Federal Reserve Bank of Minneapolis President Narayana Kocherlakota said the central bank’s low interest-rate policies, though necessary, will probably generate signs of financial instability.
“Unusually low real interest rates should be expected to be linked with inflated asset prices, high asset return volatility and heightened merger activity,” Kocherlakota said today in the prepared text of a speech in New York. “All of these financial market outcomes are often interpreted as signifying financial market instability.” He told reporters later he doesn’t see financial instability as imminent.
Fed Governor Jeremy Stein and Kansas City Fed President Esther George are among those who have voiced concerns that an extended period of low interest rates is heightening the risk of asset bubbles in markets such as junk bonds and farmland.
While George has dissented from this year’s Federal Open Market Committee decisions because of this risk, Kocherlakota is among the strongest supporters of additional monetary stimulus on the committee.
In speeches earlier this month, Kocherlakota said he sees an “ongoing modest recovery” with unemployment staying at 7 percent or more through late 2014. The slow recovery calls for “more accommodation,” he said in a speech, repeating his call to postpone consideration of any increase in interest rates.

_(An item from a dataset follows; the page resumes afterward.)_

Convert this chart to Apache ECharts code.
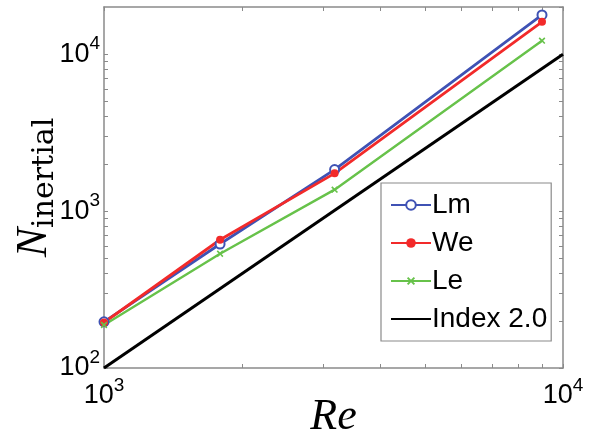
<!DOCTYPE html>
<html>
<head>
<meta charset="utf-8">
<script src="https://cdn.jsdelivr.net/npm/echarts@6/dist/echarts.min.js"></script>
<style>
  html, body { margin: 0; padding: 0; background: #fff; }
  #chart { width: 589px; height: 438px; }
</style>
</head>
<body>
<div id="chart"></div>
<script>
// Reynolds numbers of the runs
const reValues = [1000, 1790, 3180, 9000];
// Number of inertial-range points per model
const lmValues = [197, 617, 1840, 17800];
const weValues = [195, 657, 1740, 16100];
const leValues = [188, 535, 1370, 12200];
// Reference slope line, N ~ Re^2
const indexRe = [1000, 10000];
const indexN = [100, 10000];

const xTicks = [1000, 2000, 3000, 4000, 5000, 6000, 7000, 8000, 9000, 10000];
const yTicks = [100, 200, 300, 400, 500, 600, 700, 800, 900,
                1000, 2000, 3000, 4000, 5000, 6000, 7000, 8000, 9000,
                10000, 20000];

const pairs = (xs, ys) => xs.map((x, i) => [x, ys[i]]);

const axisGrey = '#8a8a8a';
const labelRich = {
  b: { fontFamily: 'Liberation Sans', fontSize: 27, lineHeight: 40, color: '#000' },
  s: { fontFamily: 'Liberation Sans', fontSize: 19, lineHeight: 14, verticalAlign: 'top', color: '#000' }
};
const powLabel = v => '{b|10}{s|' + Math.round(Math.log10(v)) + '}';

const chart = echarts.init(document.getElementById('chart'));
chart.setOption({
  animation: false,
  backgroundColor: '#fff',
  grid: { left: 104, right: 26, top: 7, bottom: 70, outerBoundsMode: 'none', containLabel: false },
  xAxis: [{
    type: 'log', logBase: 10, min: 1000, max: 10000,
    name: 'Re', nameLocation: 'middle', nameGap: 27, nameMoveOverlap: false,
    nameTextStyle: { fontFamily: 'Liberation Serif', fontStyle: 'italic', fontSize: 44, lineHeight: 44, color: '#000' },
    axisLine: { lineStyle: { color: axisGrey, width: 1.5 } },
    axisTick: { inside: true, length: 4, customValues: xTicks, lineStyle: { color: axisGrey } },
    axisLabel: { margin: 8, formatter: powLabel, rich: labelRich },
    splitLine: { show: false }
  }, {
    type: 'log', logBase: 10, min: 1000, max: 10000, position: 'top',
    axisLine: { lineStyle: { color: axisGrey, width: 1.5 } },
    axisTick: { inside: true, length: 4, customValues: xTicks, lineStyle: { color: axisGrey } },
    axisLabel: { show: false },
    splitLine: { show: false }
  }],
  yAxis: [{
    type: 'log', logBase: 10, min: 100, max: 20000,
    name: '{n|N}{s|inertial}', nameLocation: 'middle', nameGap: 48, nameRotate: 90, nameMoveOverlap: false,
    nameTextStyle: {
      rich: {
        n: { fontFamily: 'Liberation Serif', fontStyle: 'italic', fontSize: 44, lineHeight: 44, verticalAlign: 'bottom', color: '#000' },
        s: { fontFamily: 'DejaVu Serif', fontSize: 30, lineHeight: 30, verticalAlign: 'bottom', color: '#000', padding: [0, 0, -4, 0] }
      }
    },
    axisLine: { lineStyle: { color: axisGrey, width: 1.5 } },
    axisTick: { inside: true, length: 4, customValues: yTicks, lineStyle: { color: axisGrey } },
    axisLabel: { margin: 4, formatter: powLabel, rich: labelRich, showMaxLabel: false },
    splitLine: { show: false }
  }, {
    type: 'log', logBase: 10, min: 100, max: 20000, position: 'right',
    axisLine: { lineStyle: { color: axisGrey, width: 1.5 } },
    axisTick: { inside: true, length: 4, customValues: yTicks, lineStyle: { color: axisGrey } },
    axisLabel: { show: false },
    splitLine: { show: false }
  }],
  legend: {
    orient: 'vertical', left: 381, top: 183,
    padding: [8, 4, 8, 9], itemGap: 10, itemWidth: 40, itemHeight: 12,
    backgroundColor: '#fff', borderColor: axisGrey, borderWidth: 1.2, borderRadius: 0,
    textStyle: { fontFamily: 'Liberation Sans', fontSize: 28, lineHeight: 28, color: '#000', padding: [0, 0, 0, -4] },
    data: ['Lm', 'We', 'Le', { name: 'Index 2.0', itemStyle: { opacity: 0 } }]
  },
  series: [{
    name: 'Lm', type: 'line', data: pairs(reValues, lmValues),
    symbol: 'emptyCircle', symbolSize: 9,
    lineStyle: { color: '#3f52b4', width: 2.8 },
    itemStyle: { color: '#3f52b4', borderWidth: 2 }
  }, {
    name: 'We', type: 'line', data: pairs(reValues, weValues),
    symbol: 'circle', symbolSize: 8,
    lineStyle: { color: '#f22a2a', width: 2.8 },
    itemStyle: { color: '#f22a2a' }
  }, {
    name: 'Le', type: 'line', data: pairs(reValues, leValues),
    symbol: 'path://M4,0H6V4H10V6H6V10H4V6H0V4H4Z', symbolSize: 8, symbolRotate: 45,
    lineStyle: { color: '#67c24a', width: 2.4 },
    itemStyle: { color: '#67c24a' }
  }, {
    name: 'Index 2.0', type: 'line', data: pairs(indexRe, indexN),
    symbol: 'none',
    lineStyle: { color: '#000', width: 3 },
    itemStyle: { color: '#000' }
  }]
});
</script>
</body>
</html>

He doesn’t vote on policy this year.
“It is likely that, for a number of years to come, the FOMC will only achieve its dual mandate of maximum employment and price stability if it keeps real interest rates unusually low,” Kocherlakota said at the Levy Economics Institute’s 22nd Annual Hyman P. Minsky Conference.

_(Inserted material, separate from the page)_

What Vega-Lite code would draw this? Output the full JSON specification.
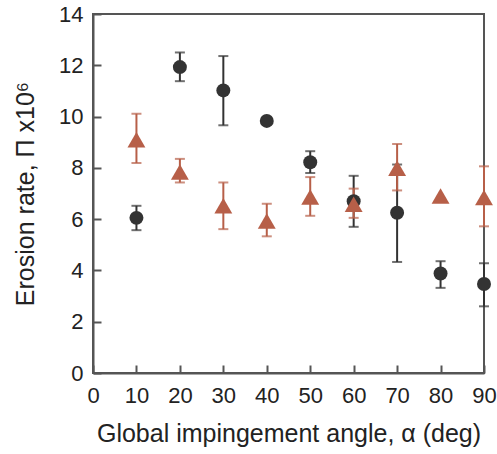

The Minneapolis Fed chief has said the central bank should hold its target interest rate near zero until unemployment falls to 5.5 percent. That’s a percentage point below the 6.5 percent threshold that has been adopted by the FOMC.

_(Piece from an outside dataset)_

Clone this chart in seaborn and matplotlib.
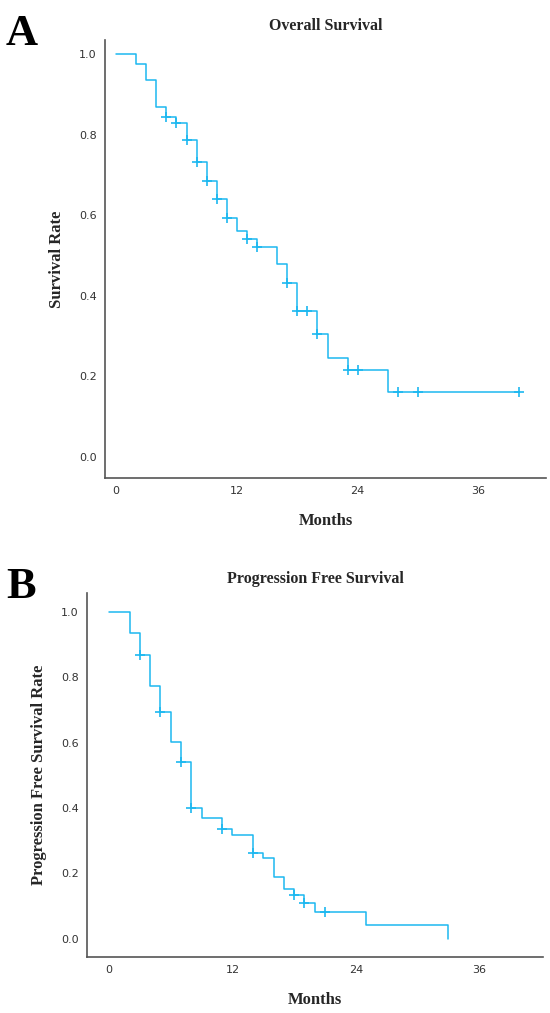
import matplotlib
matplotlib.use("Agg")
import matplotlib.pyplot as plt
import seaborn as sns
import pandas as pd

sns.set_theme(style="white")

os_time = [0, 2, 3, 4, 5, 6, 7, 8, 9, 10, 11, 12, 13, 14, 16, 17, 18, 20, 21, 23, 27, 40]
os_surv = [1.0, 0.975, 0.935, 0.869, 0.844, 0.830, 0.788, 0.731, 0.686, 0.640, 0.594, 0.560, 0.541, 0.522, 0.478, 0.433, 0.362, 0.306, 0.247, 0.215, 0.162, 0.162]
os_cens_t = [5, 6, 7, 8, 9, 10, 11, 13, 14, 17, 18, 19, 20, 23, 24, 28, 30, 40]
os_cens_s = [0.844, 0.830, 0.788, 0.731, 0.686, 0.640, 0.594, 0.541, 0.522, 0.433, 0.362, 0.362, 0.306, 0.215, 0.215, 0.162, 0.162, 0.162]

pfs_time = [0, 2, 3, 4, 5, 6, 7, 8, 9, 11, 12, 14, 15, 16, 17, 18, 19, 20, 25, 33, 33]
pfs_surv = [1.0, 0.936, 0.869, 0.773, 0.693, 0.602, 0.541, 0.401, 0.370, 0.337, 0.316, 0.263, 0.246, 0.189, 0.151, 0.133, 0.110, 0.082, 0.041, 0.041, 0.0]
pfs_cens_t = [3, 5, 7, 8, 11, 14, 18, 19, 21]
pfs_cens_s = [0.869, 0.693, 0.541, 0.401, 0.337, 0.263, 0.133, 0.110, 0.082]

ticks_x = [0, 12, 24, 36]
ticks_y = [0.0, 0.2, 0.4, 0.6, 0.8, 1.0]
color = "#1CB8F0"
serif = ["Liberation Serif", "DejaVu Serif"]

fig = plt.figure(figsize=(5.5, 10.13), dpi=100)
W, H = 550, 1013
axA = fig.add_axes([105 / W, 1 - 478 / H, 441 / W, 438 / H])
axB = fig.add_axes([87 / W, 1 - 957 / H, 456 / W, 364 / H])

def draw(ax, t, s, ct, cs, xlim, ylim, title, ylabel):
    df = pd.DataFrame({"t": t, "s": s})
    sns.lineplot(data=df, x="t", y="s", drawstyle="steps-post", color=color, lw=1.1, ax=ax, estimator=None, sort=False)
    cdf = pd.DataFrame({"t": ct, "s": cs})
    sns.scatterplot(data=cdf, x="t", y="s", marker="+", s=45, color=color, linewidth=1.2, ax=ax)
    ax.set_xlim(*xlim)
    ax.set_ylim(*ylim)
    ax.set_xticks(ticks_x)
    ax.set_yticks(ticks_y)
    ax.set_yticklabels([f"{v:.1f}" for v in ticks_y])
    ax.tick_params(labelsize=8, colors="#333333", length=0, pad=6)
    for sp in ["top", "right"]:
        ax.spines[sp].set_visible(False)
    for sp in ["left", "bottom"]:
        ax.spines[sp].set_color("#555555")
        ax.spines[sp].set_linewidth(1.2)
    ax.set_title(title, family=serif, fontweight="bold", fontsize=11.5, pad=7)
    ax.set_xlabel("Months", family=serif, fontweight="bold", fontsize=12, labelpad=12)
    ax.set_ylabel(ylabel, family=serif, fontweight="bold", fontsize=12, labelpad=10)

draw(axA, os_time, os_surv, os_cens_t, os_cens_s, (-1.1, 42.7), (-0.052, 1.035), "Overall Survival", "Survival Rate")
draw(axB, pfs_time, pfs_surv, pfs_cens_t, pfs_cens_s, (-2.14, 42.2), (-0.056, 1.058), "Progression Free Survival", "Progression Free Survival Rate")

fig.text(6 / W, 1 - 45 / H, "A", family=serif, fontweight="bold", fontsize=32, color="black")
fig.text(6 / W, 1 - 598 / H, "B", family=serif, fontweight="bold", fontsize=32, color="black")

fig.savefig("out.png", dpi=100)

Answering audience questions, Kocherlakota said the recovery in the housing market is evidence that the Fed’s monthly purchases of $85 billion in Treasuries and mortgage securities are effective.
“They are having an impact on the economy,” he said. “Look at what’s going on in the mortgage market.”
“It would be nice if we did even more along those lines because I think our tools have been effective,” he said. “In the housing market, in particular, you’ve certainly seen direct effects of that kind of stimulus.”
Kocherlakota told reporters that the current growth outlook is sufficient to raise inflation, currently measured at 1.3 percent by the Fed’s preferred price gauge, closer to the Fed’s goal of 2 percent.
“It’s very important to protect the target both from above, which gets so much attention, but from below as well,” he said.
“Given the stimulus we’re providing, given the growth I see in the economy, 2.5 percent in 2013, 3 percent in 2014, that kind of growth I see as sufficient to put upward pressure on inflation,” Kocherlakota said.
He said he’s already “in favor of more accommodation” and further declines in the inflation rate would make him “even more” supportive of additional stimulus.
In his speech, Kocherlakota said that “for a considerable period of time,” the FOMC may only be able to “achieve its macroeconomic objectives in association with signs of instability in financial markets. These financial market phenomena could pose macroeconomic risks. In my view, these potentialities are best addressed using effective supervision and regulation of the financial sector.”
“The low interest-rate environment” in coming years “will put even more pressure on the regulatory framework,” Kocherlakota told reporters after his speech.